▶ _Task goal_
Give only the number of lines that hold the word "this".

▶ _Material supplied_

----

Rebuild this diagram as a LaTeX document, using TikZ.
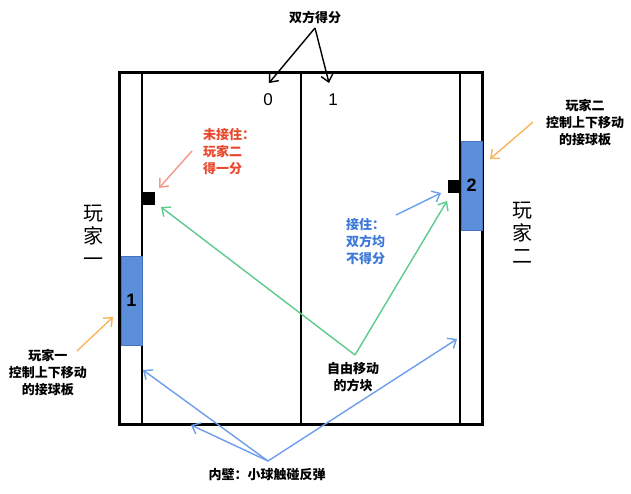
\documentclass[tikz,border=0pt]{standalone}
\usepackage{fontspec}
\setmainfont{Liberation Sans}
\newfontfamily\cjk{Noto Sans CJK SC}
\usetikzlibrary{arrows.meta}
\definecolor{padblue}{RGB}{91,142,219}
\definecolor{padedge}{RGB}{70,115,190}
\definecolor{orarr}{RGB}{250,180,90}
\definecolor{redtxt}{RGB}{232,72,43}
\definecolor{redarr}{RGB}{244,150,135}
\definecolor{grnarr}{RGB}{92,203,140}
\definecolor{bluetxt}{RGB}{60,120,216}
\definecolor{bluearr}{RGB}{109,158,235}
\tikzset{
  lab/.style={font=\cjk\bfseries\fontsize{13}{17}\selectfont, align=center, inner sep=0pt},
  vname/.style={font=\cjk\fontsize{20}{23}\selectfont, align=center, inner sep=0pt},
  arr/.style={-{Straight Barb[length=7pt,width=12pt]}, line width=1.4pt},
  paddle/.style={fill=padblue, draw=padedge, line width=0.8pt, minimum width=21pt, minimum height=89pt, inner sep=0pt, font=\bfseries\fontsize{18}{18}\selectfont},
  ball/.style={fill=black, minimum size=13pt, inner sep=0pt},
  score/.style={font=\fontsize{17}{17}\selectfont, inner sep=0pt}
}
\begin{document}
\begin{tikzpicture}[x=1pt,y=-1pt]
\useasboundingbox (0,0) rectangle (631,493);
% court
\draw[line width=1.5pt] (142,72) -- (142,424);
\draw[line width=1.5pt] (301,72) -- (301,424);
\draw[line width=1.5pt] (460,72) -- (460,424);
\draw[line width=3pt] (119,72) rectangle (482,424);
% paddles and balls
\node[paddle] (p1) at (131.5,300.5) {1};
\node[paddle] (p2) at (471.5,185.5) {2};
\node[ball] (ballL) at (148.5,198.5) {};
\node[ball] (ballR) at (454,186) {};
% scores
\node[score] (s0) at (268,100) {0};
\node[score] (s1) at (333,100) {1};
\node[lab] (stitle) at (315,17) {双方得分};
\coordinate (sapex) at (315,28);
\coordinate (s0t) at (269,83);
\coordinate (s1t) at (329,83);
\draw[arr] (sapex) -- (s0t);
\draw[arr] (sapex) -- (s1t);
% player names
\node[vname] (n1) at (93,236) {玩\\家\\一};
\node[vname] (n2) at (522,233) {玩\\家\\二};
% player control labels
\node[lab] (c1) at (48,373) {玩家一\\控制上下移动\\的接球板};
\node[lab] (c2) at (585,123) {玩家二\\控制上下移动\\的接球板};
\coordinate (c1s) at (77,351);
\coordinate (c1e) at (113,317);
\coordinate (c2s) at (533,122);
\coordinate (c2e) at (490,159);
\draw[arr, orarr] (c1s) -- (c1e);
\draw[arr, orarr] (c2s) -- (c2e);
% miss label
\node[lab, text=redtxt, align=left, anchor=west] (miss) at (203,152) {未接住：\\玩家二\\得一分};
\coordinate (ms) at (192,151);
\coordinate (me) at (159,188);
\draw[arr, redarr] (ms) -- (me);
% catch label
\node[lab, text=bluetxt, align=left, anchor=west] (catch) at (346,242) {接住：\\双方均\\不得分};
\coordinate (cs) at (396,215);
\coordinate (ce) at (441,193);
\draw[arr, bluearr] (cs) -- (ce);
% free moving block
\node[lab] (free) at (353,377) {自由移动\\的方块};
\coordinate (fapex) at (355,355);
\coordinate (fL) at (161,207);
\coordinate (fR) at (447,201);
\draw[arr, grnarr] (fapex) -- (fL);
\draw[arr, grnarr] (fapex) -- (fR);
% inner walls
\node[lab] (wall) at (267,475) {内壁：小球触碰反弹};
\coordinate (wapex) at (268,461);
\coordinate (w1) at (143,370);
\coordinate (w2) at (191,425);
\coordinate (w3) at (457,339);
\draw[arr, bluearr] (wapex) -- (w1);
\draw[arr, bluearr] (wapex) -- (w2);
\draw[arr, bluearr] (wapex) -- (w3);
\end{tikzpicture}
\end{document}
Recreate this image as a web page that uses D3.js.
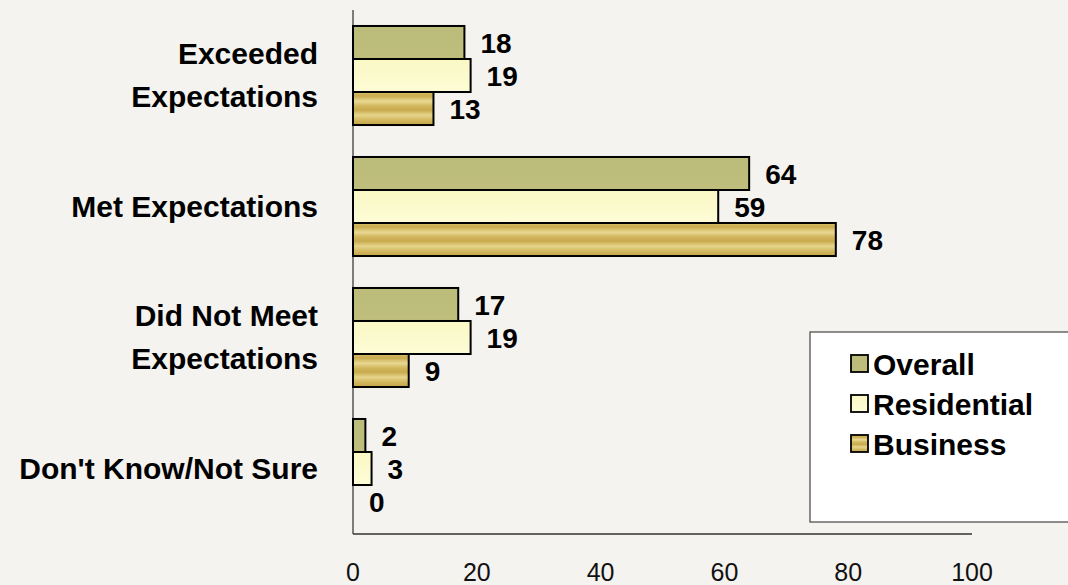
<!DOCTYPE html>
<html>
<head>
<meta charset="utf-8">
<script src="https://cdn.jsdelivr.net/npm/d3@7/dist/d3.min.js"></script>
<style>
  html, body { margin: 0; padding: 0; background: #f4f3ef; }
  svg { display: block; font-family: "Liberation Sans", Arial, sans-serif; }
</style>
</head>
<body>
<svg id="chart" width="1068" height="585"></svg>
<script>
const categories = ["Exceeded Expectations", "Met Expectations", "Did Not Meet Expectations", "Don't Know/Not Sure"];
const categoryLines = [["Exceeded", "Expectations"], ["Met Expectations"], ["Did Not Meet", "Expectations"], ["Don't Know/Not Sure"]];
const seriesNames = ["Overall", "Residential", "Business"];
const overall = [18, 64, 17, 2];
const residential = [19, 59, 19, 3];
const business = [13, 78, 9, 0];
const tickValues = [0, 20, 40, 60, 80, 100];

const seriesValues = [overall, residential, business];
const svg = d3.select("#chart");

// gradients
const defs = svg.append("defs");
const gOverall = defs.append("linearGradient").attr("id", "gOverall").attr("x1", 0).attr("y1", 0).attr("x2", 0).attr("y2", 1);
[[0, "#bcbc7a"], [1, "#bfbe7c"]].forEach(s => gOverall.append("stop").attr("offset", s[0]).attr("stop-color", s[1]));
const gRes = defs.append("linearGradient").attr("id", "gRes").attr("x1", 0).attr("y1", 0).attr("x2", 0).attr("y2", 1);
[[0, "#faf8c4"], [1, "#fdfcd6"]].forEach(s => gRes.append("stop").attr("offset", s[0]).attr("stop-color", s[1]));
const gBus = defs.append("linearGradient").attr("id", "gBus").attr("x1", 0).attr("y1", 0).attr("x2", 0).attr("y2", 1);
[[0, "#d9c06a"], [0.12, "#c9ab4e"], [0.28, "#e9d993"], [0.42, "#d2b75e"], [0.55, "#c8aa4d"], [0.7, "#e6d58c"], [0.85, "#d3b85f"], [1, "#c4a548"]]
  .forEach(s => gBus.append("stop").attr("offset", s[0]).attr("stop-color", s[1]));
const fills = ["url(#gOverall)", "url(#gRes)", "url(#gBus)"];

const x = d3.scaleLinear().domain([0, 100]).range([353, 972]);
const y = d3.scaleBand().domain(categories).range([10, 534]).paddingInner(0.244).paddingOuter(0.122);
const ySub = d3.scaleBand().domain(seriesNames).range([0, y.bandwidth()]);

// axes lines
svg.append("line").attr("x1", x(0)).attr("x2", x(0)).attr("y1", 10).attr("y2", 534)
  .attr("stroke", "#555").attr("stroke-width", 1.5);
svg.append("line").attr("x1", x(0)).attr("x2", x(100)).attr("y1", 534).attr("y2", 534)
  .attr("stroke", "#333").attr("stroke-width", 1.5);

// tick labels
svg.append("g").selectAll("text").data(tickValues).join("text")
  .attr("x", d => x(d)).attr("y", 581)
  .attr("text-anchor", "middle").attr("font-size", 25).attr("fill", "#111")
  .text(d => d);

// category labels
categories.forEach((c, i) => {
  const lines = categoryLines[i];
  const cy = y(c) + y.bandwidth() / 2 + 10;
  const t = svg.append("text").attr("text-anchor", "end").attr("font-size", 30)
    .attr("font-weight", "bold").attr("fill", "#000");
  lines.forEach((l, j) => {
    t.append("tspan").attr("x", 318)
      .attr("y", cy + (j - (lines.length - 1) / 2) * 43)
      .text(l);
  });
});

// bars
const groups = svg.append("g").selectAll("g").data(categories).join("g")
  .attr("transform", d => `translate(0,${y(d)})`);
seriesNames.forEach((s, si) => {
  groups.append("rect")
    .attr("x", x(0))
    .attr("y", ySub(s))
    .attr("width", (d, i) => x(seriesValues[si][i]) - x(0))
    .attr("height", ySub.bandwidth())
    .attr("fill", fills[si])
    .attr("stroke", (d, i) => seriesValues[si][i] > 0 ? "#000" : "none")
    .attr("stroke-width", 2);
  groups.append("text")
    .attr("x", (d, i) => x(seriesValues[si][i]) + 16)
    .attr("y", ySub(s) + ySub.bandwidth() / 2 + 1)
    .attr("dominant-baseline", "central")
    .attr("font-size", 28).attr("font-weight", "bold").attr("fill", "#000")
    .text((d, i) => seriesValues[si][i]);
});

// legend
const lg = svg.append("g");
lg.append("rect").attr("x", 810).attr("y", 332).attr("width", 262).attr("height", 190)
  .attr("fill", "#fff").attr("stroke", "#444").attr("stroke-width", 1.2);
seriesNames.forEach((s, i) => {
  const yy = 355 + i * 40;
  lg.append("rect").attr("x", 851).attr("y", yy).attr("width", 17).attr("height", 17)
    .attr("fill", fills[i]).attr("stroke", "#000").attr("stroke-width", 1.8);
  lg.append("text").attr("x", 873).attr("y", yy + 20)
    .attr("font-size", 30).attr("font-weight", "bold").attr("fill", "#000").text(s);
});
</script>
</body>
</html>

----

▶ _Full answer_
2